Al contrario de lo que imaginan los mitómanos, en las obras de Mies, los obreros no iban con un mono de trabajo blanco de lino recién planchado y relucientes botas confeccionadas por zapateros italianos. El humo que desprendía la soldadura entre sus exquisitos perfiles era igual de negro y sucio que el del resto de las soldaduras de electrodos del mundo. El polvo y el olor amargo del acero y el corte de la piedra no desaparecían, por mucho que la señora Farnsworth llegara exquisitamente perfumada a la obra. Solo en ese contexto las rampas, como las escaleras o los trozos de suciedad acumulados por los rincones, son respetados por Mies.
Cuando hoy en día el proceso de la obra se proyecta y publicita (tal vez a falta de que el edificio concluido sea lo suficientemente consistente por sí mismo), el ver acumulada en aquellas obras de Mies tanta impureza da que pensar en el instante en que aparece la pureza misma en la arquitectura. Lo eterno parece que llega siempre después.
At first glance, no one expects to find a ramp in Mies van der Rohe’s architecture.
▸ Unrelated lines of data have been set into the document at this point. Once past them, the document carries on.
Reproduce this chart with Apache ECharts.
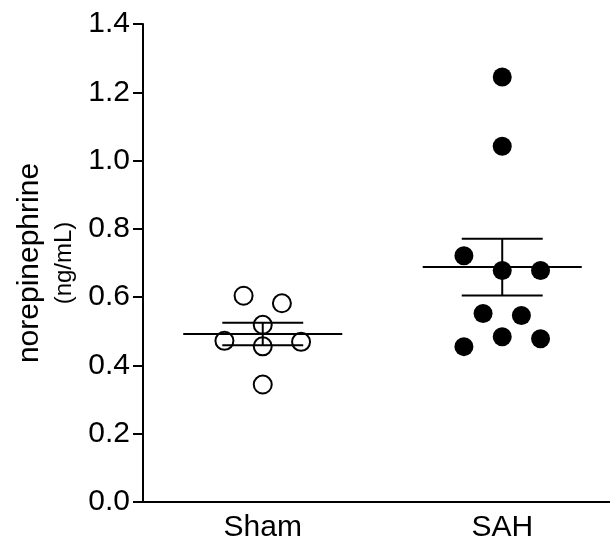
<!DOCTYPE html>
<html>
<head>
<meta charset="utf-8">
<script src="https://cdn.jsdelivr.net/npm/echarts@6/dist/echarts.min.js"></script>
<style>
html, body { margin: 0; padding: 0; background: #fff; }
#chart { width: 610px; height: 540px; }
</style>
</head>
<body>
<div id="chart"></div>
<script>
// groups on the x axis (positions 1 and 2)
const groups = ['Sham', 'SAH']
// individual values, with their horizontal scatter offsets
const shamValues = [0.604, 0.582, 0.519, 0.472, 0.456, 0.469, 0.344]
const shamOffsets = [-0.08, 0.08, 0, -0.16, 0, 0.16, 0]
const sahValues = [1.245, 1.042, 0.721, 0.678, 0.678, 0.552, 0.546, 0.484, 0.478, 0.455]
const sahOffsets = [0, 0, -0.16, 0, 0.16, -0.08, 0.08, 0, 0.16, -0.16]
// mean and SEM per group
const means = [0.492, 0.688]
const sems = [0.033, 0.083]

const font = 'Liberation Sans, Arial, sans-serif'
const chart = echarts.init(document.getElementById('chart'))

const shamData = shamValues.map((v, i) => [1 + shamOffsets[i], v])
const sahData = sahValues.map((v, i) => [2 + sahOffsets[i], v])
const errData = means.map((m, i) => [i + 1, m, sems[i]])

const option = {
  animation: false,
  grid: {
    left: 143,
    right: 0,
    top: 24,
    bottom: 38,
    containLabel: false,
    outerBoundsMode: 'none'
  },
  xAxis: {
    type: 'value',
    min: 0.5,
    max: 2.45,
    interval: 0.5,
    splitLine: { show: false },
    axisTick: { show: false },
    axisLine: { show: true, onZero: false, lineStyle: { color: '#000', width: 2 } },
    axisLabel: {
      margin: 11,
      color: '#000',
      fontSize: 30,
      fontFamily: font,
      showMinLabel: true,
      showMaxLabel: false,
      formatter: function (v) {
        return Number.isInteger(v) ? groups[v - 1] : ''
      }
    }
  },
  yAxis: {
    type: 'value',
    min: 0,
    max: 1.4,
    interval: 0.2,
    splitLine: { show: false },
    axisLine: { show: true, lineStyle: { color: '#000', width: 2 } },
    axisTick: { show: true, length: 10, lineStyle: { color: '#000', width: 2 } },
    axisLabel: {
      margin: 13,
      color: '#000',
      fontSize: 30,
      fontFamily: font,
      formatter: v => v.toFixed(1)
    },
    name: '{a|norepinephrine}\n{b|(ng/mL)}',
    nameLocation: 'middle',
    nameRotate: 90,
    nameGap: 63,
    nameTextStyle: {
      color: '#000',
      fontFamily: font,
      align: 'center',
      rich: {
        a: { fontSize: 30, lineHeight: 38, fontFamily: font, color: '#000', align: 'center' },
        b: { fontSize: 24, lineHeight: 31, fontFamily: font, color: '#000', align: 'center' }
      }
    }
  },
  series: [
    {
      type: 'custom',
      name: 'mean-sem',
      z: 3,
      data: errData,
      renderItem: function (params, api) {
        const x = api.value(0)
        const m = api.value(1)
        const s = api.value(2)
        const meanL = api.coord([x - 0.332, m])
        const meanR = api.coord([x + 0.332, m])
        const top = api.coord([x, m + s])
        const bot = api.coord([x, m - s])
        const capL = api.coord([x - 0.169, m])[0]
        const capR = api.coord([x + 0.169, m])[0]
        const style = { stroke: '#000', lineWidth: 2 }
        return {
          type: 'group',
          children: [
            { type: 'line', shape: { x1: meanL[0], y1: meanL[1], x2: meanR[0], y2: meanR[1] }, style: style },
            { type: 'line', shape: { x1: top[0], y1: top[1], x2: bot[0], y2: bot[1] }, style: style },
            { type: 'line', shape: { x1: capL, y1: top[1], x2: capR, y2: top[1] }, style: style },
            { type: 'line', shape: { x1: capL, y1: bot[1], x2: capR, y2: bot[1] }, style: style }
          ]
        }
      }
    },
    {
      type: 'scatter',
      name: 'Sham',
      z: 2,
      data: shamData,
      symbol: 'circle',
      symbolSize: 18,
      itemStyle: { color: '#fff', borderColor: '#000', borderWidth: 2, opacity: 1 }
    },
    {
      type: 'scatter',
      name: 'SAH',
      z: 2,
      data: sahData,
      symbol: 'circle',
      symbolSize: 19,
      itemStyle: { color: '#000', opacity: 1 }
    }
  ]
}
chart.setOption(option)
</script>
</body>
</html>
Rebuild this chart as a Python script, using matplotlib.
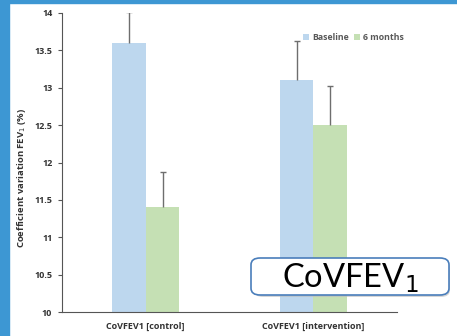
import matplotlib.pyplot as plt
from matplotlib.patches import Rectangle, FancyBboxPatch
import numpy as np

plt.rcParams['font.family'] = ['Open Sans', 'DejaVu Sans']

groups = ['CoVFEV1 [control]', 'CoVFEV1 [intervention]']
baseline = [13.6, 13.1]
baseline_err = [0.42, 0.52]
months6 = [11.4, 12.5]
months6_err = [0.47, 0.53]
yticks = [10, 10.5, 11, 11.5, 12, 12.5, 13, 13.5, 14]

fig = plt.figure(figsize=(4.57, 3.36), dpi=100)
fig.patch.set_facecolor('white')

# blue slide frame
fig.patches.append(Rectangle((0, 0), 9 / 457, 1, transform=fig.transFigure, color='#3d97d3', zorder=0))
fig.patches.append(Rectangle((0, 1 - 3 / 336), 1, 3 / 336, transform=fig.transFigure, color='#3d97d3', zorder=0))

ax = fig.add_axes([62 / 457, 1 - 312 / 336, 335 / 457, 299 / 336])
x = np.arange(len(groups))
w = 0.2
ekw = dict(ecolor='#6e6e6e', elinewidth=1, capsize=2, capthick=1)
b1 = ax.bar(x - w / 2, baseline, w, color='#bdd7ee', label='Baseline',
            yerr=[np.zeros(2), baseline_err], error_kw=ekw)
b2 = ax.bar(x + w / 2, months6, w, color='#c5e0b4', label='6 months',
            yerr=[np.zeros(2), months6_err], error_kw=ekw)
# only the upper caps are shown
for b in (b1, b2):
    b.errorbar.lines[1][0].set_visible(False)

ax.set_xlim(-0.5, 1.5)
ax.set_ylim(10, 14)
ax.set_yticks(yticks)
ax.set_yticklabels([('%g' % v) for v in yticks], fontsize=6.5, fontweight='bold', color='#333333')
ax.set_xticks(x)
ax.set_xticklabels(groups, fontsize=6.5, fontweight='bold', color='#333333')
ax.tick_params(axis='x', length=0, pad=7)
ax.tick_params(axis='y', length=3, width=0.8, color='#555555', pad=4)
ax.spines['top'].set_visible(False)
ax.spines['right'].set_visible(False)
ax.spines['left'].set_color('#555555')
ax.spines['bottom'].set_color('#555555')
ax.set_ylabel('Coefficient variation FEV$_1$ (%)', fontsize=6.8, fontweight='bold', color='#333333')
ax.yaxis.set_label_coords(-34 / 335, 0.45)

leg = ax.legend(loc='upper left', bbox_to_anchor=(0.71, 0.945), ncol=2, frameon=False,
                prop={'size': 6.3, 'weight': 'bold'}, handlelength=0.7, handleheight=0.7,
                handletextpad=0.3, columnspacing=0.6, borderaxespad=0)
for t in leg.get_texts():
    t.set_color('#595959')

# CoVFEV1 label box with shadow
shadow = FancyBboxPatch((254 / 457, 1 - 297 / 336), 196 / 457, 36 / 336, boxstyle='round,pad=0,rounding_size=0.02',
                        transform=fig.transFigure, facecolor='#bbbbbb', edgecolor='none', alpha=0.6, zorder=5)
box = FancyBboxPatch((251 / 457, 1 - 295 / 336), 198 / 457, 37 / 336, boxstyle='round,pad=0,rounding_size=0.02',
                     transform=fig.transFigure, facecolor='white', edgecolor='#4a7ebb', linewidth=1.2, zorder=6)
fig.patches.append(shadow)
fig.patches.append(box)
fig.text(350 / 457, 1 - 278 / 336, 'CoVFEV$_1$', family='Lato', fontsize=23.5, ha='center', va='center',
         color='black', zorder=7)

fig.savefig('out.png', dpi=100)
As jarring as the image of a saint holding two pistols, diagonals are not warmly welcomed in his perpetual poetics of horizontal planes. And yet, there it is. Leaping between floors like an awkward line, misplaced and out of step.
To be honest, not everything in Mies van der Rohe’s architecture bore the same aura of eternity or purity. The pristine nature of his works was entrusted to emerge at the end, not during the construction process. And if you doubt it, just look at the images from the construction of the revered Farnsworth House. Those photos are a true ode to Mies’s philosophy (which shows that the German architect was no fool about where to direct attention and was fully aware of the messy intermediate steps inherent to any construction).
During the construction, there were ramps, and no one suffered from a "purism-ache", not even Mies himself, because he understood they were functional inclines for maneuvering a wheelbarrow loaded with cement. Nor did he threaten to abandon the project at the sight of a worn and blunt ladder, essential for reaching the floors and the roof.
Contrary to what mythmakers might imagine, workers on Mies’s sites did not wear freshly pressed white linen coveralls or gleaming boots crafted by Italian shoemakers. The smoke from welding his exquisite steel profiles was just as black and dirty as any other electrode weld in the world. The dust and acrid smell of steel and stone cutting were not magically replaced by perfumes, no matter how exquisitely Dr. Farnsworth might arrive, delicately scented, at the site. In this context, ramps, like ladders and the scattered piles of dirt in the corners, earned Mies’s respect.
Today, when construction processes are designed and marketed (perhaps because the finished building itself might lack enough substance), seeing so much impurity in Mies’s works makes one ponder the precise moment when purity actually appears in architecture. Eternity, it seems, always comes later.